• **YOUR TASK**: Return every line below as is, leaving out the pictures.

• **COLLECTED MATERIAL**:
● ● ● ● ● ● ●

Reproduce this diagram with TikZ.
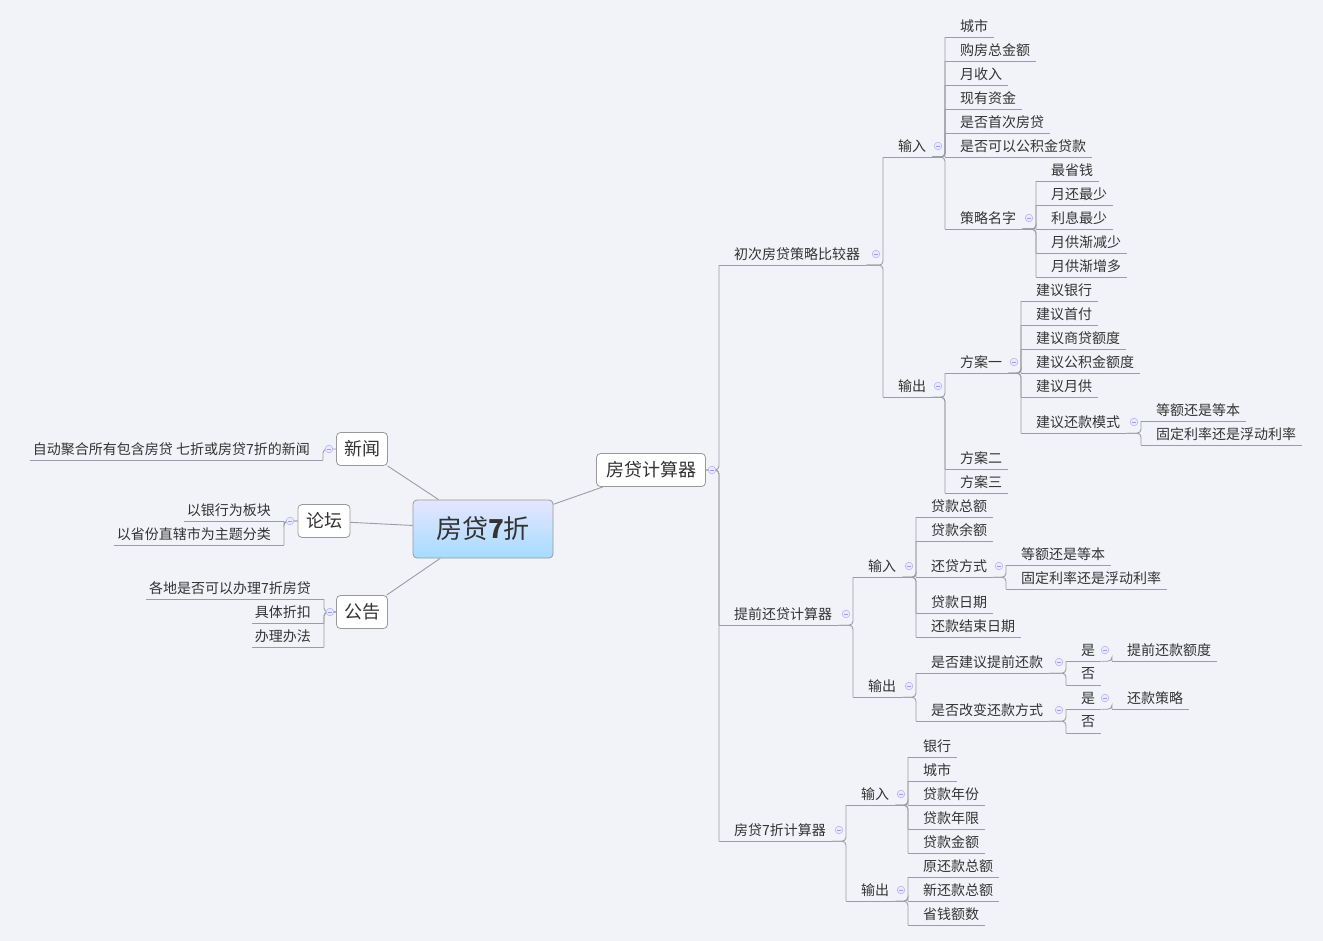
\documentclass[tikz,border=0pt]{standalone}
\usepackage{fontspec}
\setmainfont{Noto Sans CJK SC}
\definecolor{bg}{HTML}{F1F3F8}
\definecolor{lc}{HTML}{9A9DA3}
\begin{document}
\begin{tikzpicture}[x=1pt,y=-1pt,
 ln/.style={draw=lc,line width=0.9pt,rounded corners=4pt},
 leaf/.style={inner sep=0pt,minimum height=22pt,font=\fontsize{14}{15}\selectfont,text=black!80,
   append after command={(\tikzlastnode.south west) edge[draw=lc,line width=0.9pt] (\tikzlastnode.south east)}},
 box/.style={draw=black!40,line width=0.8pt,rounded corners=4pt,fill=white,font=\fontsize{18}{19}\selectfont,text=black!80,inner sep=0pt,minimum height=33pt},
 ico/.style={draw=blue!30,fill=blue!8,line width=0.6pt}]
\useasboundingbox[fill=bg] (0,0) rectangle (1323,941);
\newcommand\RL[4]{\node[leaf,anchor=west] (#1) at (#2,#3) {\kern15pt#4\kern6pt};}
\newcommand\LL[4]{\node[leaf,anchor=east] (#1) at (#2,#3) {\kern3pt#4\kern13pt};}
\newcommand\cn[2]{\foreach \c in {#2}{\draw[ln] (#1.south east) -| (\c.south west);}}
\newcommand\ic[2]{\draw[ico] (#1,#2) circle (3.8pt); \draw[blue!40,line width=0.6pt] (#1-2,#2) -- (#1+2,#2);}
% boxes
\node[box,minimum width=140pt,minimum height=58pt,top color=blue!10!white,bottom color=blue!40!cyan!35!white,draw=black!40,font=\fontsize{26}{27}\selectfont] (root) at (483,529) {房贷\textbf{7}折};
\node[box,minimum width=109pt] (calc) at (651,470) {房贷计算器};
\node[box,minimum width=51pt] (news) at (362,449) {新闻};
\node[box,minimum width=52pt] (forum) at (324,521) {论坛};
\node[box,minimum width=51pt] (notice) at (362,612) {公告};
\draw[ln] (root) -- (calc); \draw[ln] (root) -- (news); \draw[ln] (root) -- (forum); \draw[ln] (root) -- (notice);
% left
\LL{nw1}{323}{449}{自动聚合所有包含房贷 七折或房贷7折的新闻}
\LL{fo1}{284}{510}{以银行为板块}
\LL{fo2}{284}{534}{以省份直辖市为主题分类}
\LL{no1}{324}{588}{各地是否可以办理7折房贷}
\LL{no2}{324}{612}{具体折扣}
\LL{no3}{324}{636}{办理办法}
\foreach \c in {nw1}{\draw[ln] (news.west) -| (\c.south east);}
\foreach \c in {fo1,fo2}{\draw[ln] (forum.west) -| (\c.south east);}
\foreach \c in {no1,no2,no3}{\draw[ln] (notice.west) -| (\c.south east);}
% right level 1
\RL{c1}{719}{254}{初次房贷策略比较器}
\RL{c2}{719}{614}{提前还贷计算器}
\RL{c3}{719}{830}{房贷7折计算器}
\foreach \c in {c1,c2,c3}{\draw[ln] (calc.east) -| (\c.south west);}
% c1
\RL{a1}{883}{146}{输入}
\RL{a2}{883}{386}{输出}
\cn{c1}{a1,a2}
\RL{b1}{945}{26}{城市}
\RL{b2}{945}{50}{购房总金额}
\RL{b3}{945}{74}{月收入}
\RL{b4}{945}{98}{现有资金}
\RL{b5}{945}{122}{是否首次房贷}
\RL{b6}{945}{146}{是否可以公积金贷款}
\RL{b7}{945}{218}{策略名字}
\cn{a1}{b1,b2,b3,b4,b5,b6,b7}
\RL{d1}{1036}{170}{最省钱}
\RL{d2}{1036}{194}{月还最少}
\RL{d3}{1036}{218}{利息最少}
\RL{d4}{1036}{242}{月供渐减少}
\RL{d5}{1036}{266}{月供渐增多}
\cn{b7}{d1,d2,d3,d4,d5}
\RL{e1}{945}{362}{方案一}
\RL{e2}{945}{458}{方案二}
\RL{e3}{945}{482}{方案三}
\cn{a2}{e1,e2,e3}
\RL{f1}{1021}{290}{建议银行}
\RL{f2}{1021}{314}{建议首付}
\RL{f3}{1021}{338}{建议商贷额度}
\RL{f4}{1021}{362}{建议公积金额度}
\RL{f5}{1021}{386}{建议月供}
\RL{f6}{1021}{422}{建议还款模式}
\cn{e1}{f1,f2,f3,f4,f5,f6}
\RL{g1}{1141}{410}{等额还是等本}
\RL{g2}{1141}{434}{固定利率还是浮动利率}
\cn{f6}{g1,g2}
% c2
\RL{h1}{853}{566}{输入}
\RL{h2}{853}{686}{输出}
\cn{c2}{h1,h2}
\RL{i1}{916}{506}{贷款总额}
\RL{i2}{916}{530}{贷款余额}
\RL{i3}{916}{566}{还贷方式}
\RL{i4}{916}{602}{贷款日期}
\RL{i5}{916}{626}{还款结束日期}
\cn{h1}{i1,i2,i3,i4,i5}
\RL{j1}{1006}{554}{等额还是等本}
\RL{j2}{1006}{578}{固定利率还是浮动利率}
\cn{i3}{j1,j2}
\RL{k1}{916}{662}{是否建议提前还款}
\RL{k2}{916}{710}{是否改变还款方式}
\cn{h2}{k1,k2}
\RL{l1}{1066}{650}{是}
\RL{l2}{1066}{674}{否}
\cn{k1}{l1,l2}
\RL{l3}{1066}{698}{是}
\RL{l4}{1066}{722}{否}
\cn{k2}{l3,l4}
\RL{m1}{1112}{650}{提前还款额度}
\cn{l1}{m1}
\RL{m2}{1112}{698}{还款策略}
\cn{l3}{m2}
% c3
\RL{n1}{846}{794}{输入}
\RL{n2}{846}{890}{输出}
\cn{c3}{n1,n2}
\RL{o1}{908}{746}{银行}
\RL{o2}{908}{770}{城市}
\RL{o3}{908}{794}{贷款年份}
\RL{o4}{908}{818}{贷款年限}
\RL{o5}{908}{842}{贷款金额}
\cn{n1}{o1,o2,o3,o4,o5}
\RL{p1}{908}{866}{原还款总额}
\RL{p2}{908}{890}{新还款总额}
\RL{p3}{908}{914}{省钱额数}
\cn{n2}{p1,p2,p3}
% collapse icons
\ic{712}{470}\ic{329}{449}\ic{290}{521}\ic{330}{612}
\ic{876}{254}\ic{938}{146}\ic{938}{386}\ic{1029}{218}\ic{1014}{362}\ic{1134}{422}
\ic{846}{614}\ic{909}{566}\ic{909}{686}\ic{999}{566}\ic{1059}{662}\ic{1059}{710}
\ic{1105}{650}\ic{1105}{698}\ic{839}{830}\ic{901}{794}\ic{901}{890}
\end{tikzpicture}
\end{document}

● ● ● ● ● ● ●

• **RESULT OF THIS EXERCISE**:
Reproduce this diagram with TikZ.
\documentclass[tikz,border=0pt]{standalone}
\usepackage{fontspec}
\setmainfont{Noto Sans CJK SC}
\definecolor{bg}{HTML}{F1F3F8}
\definecolor{lc}{HTML}{9A9DA3}
\begin{document}
\begin{tikzpicture}[x=1pt,y=-1pt,
 ln/.style={draw=lc,line width=0.9pt,rounded corners=4pt},
 leaf/.style={inner sep=0pt,minimum height=22pt,font=\fontsize{14}{15}\selectfont,text=black!80,
   append after command={(\tikzlastnode.south west) edge[draw=lc,line width=0.9pt] (\tikzlastnode.south east)}},
 box/.style={draw=black!40,line width=0.8pt,rounded corners=4pt,fill=white,font=\fontsize{18}{19}\selectfont,text=black!80,inner sep=0pt,minimum height=33pt},
 ico/.style={draw=blue!30,fill=blue!8,line width=0.6pt}]
\useasboundingbox[fill=bg] (0,0) rectangle (1323,941);
\newcommand\RL[4]{\node[leaf,anchor=west] (#1) at (#2,#3) {\kern15pt#4\kern6pt};}
\newcommand\LL[4]{\node[leaf,anchor=east] (#1) at (#2,#3) {\kern3pt#4\kern13pt};}
\newcommand\cn[2]{\foreach \c in {#2}{\draw[ln] (#1.south east) -| (\c.south west);}}
\newcommand\ic[2]{\draw[ico] (#1,#2) circle (3.8pt); \draw[blue!40,line width=0.6pt] (#1-2,#2) -- (#1+2,#2);}
% boxes
\node[box,minimum width=140pt,minimum height=58pt,top color=blue!10!white,bottom color=blue!40!cyan!35!white,draw=black!40,font=\fontsize{26}{27}\selectfont] (root) at (483,529) {房贷\textbf{7}折};
\node[box,minimum width=109pt] (calc) at (651,470) {房贷计算器};
\node[box,minimum width=51pt] (news) at (362,449) {新闻};
\node[box,minimum width=52pt] (forum) at (324,521) {论坛};
\node[box,minimum width=51pt] (notice) at (362,612) {公告};
\draw[ln] (root) -- (calc); \draw[ln] (root) -- (news); \draw[ln] (root) -- (forum); \draw[ln] (root) -- (notice);
% left
\LL{nw1}{323}{449}{自动聚合所有包含房贷 七折或房贷7折的新闻}
\LL{fo1}{284}{510}{以银行为板块}
\LL{fo2}{284}{534}{以省份直辖市为主题分类}
\LL{no1}{324}{588}{各地是否可以办理7折房贷}
\LL{no2}{324}{612}{具体折扣}
\LL{no3}{324}{636}{办理办法}
\foreach \c in {nw1}{\draw[ln] (news.west) -| (\c.south east);}
\foreach \c in {fo1,fo2}{\draw[ln] (forum.west) -| (\c.south east);}
\foreach \c in {no1,no2,no3}{\draw[ln] (notice.west) -| (\c.south east);}
% right level 1
\RL{c1}{719}{254}{初次房贷策略比较器}
\RL{c2}{719}{614}{提前还贷计算器}
\RL{c3}{719}{830}{房贷7折计算器}
\foreach \c in {c1,c2,c3}{\draw[ln] (calc.east) -| (\c.south west);}
% c1
\RL{a1}{883}{146}{输入}
\RL{a2}{883}{386}{输出}
\cn{c1}{a1,a2}
\RL{b1}{945}{26}{城市}
\RL{b2}{945}{50}{购房总金额}
\RL{b3}{945}{74}{月收入}
\RL{b4}{945}{98}{现有资金}
\RL{b5}{945}{122}{是否首次房贷}
\RL{b6}{945}{146}{是否可以公积金贷款}
\RL{b7}{945}{218}{策略名字}
\cn{a1}{b1,b2,b3,b4,b5,b6,b7}
\RL{d1}{1036}{170}{最省钱}
\RL{d2}{1036}{194}{月还最少}
\RL{d3}{1036}{218}{利息最少}
\RL{d4}{1036}{242}{月供渐减少}
\RL{d5}{1036}{266}{月供渐增多}
\cn{b7}{d1,d2,d3,d4,d5}
\RL{e1}{945}{362}{方案一}
\RL{e2}{945}{458}{方案二}
\RL{e3}{945}{482}{方案三}
\cn{a2}{e1,e2,e3}
\RL{f1}{1021}{290}{建议银行}
\RL{f2}{1021}{314}{建议首付}
\RL{f3}{1021}{338}{建议商贷额度}
\RL{f4}{1021}{362}{建议公积金额度}
\RL{f5}{1021}{386}{建议月供}
\RL{f6}{1021}{422}{建议还款模式}
\cn{e1}{f1,f2,f3,f4,f5,f6}
\RL{g1}{1141}{410}{等额还是等本}
\RL{g2}{1141}{434}{固定利率还是浮动利率}
\cn{f6}{g1,g2}
% c2
\RL{h1}{853}{566}{输入}
\RL{h2}{853}{686}{输出}
\cn{c2}{h1,h2}
\RL{i1}{916}{506}{贷款总额}
\RL{i2}{916}{530}{贷款余额}
\RL{i3}{916}{566}{还贷方式}
\RL{i4}{916}{602}{贷款日期}
\RL{i5}{916}{626}{还款结束日期}
\cn{h1}{i1,i2,i3,i4,i5}
\RL{j1}{1006}{554}{等额还是等本}
\RL{j2}{1006}{578}{固定利率还是浮动利率}
\cn{i3}{j1,j2}
\RL{k1}{916}{662}{是否建议提前还款}
\RL{k2}{916}{710}{是否改变还款方式}
\cn{h2}{k1,k2}
\RL{l1}{1066}{650}{是}
\RL{l2}{1066}{674}{否}
\cn{k1}{l1,l2}
\RL{l3}{1066}{698}{是}
\RL{l4}{1066}{722}{否}
\cn{k2}{l3,l4}
\RL{m1}{1112}{650}{提前还款额度}
\cn{l1}{m1}
\RL{m2}{1112}{698}{还款策略}
\cn{l3}{m2}
% c3
\RL{n1}{846}{794}{输入}
\RL{n2}{846}{890}{输出}
\cn{c3}{n1,n2}
\RL{o1}{908}{746}{银行}
\RL{o2}{908}{770}{城市}
\RL{o3}{908}{794}{贷款年份}
\RL{o4}{908}{818}{贷款年限}
\RL{o5}{908}{842}{贷款金额}
\cn{n1}{o1,o2,o3,o4,o5}
\RL{p1}{908}{866}{原还款总额}
\RL{p2}{908}{890}{新还款总额}
\RL{p3}{908}{914}{省钱额数}
\cn{n2}{p1,p2,p3}
% collapse icons
\ic{712}{470}\ic{329}{449}\ic{290}{521}\ic{330}{612}
\ic{876}{254}\ic{938}{146}\ic{938}{386}\ic{1029}{218}\ic{1014}{362}\ic{1134}{422}
\ic{846}{614}\ic{909}{566}\ic{909}{686}\ic{999}{566}\ic{1059}{662}\ic{1059}{710}
\ic{1105}{650}\ic{1105}{698}\ic{839}{830}\ic{901}{794}\ic{901}{890}
\end{tikzpicture}
\end{document}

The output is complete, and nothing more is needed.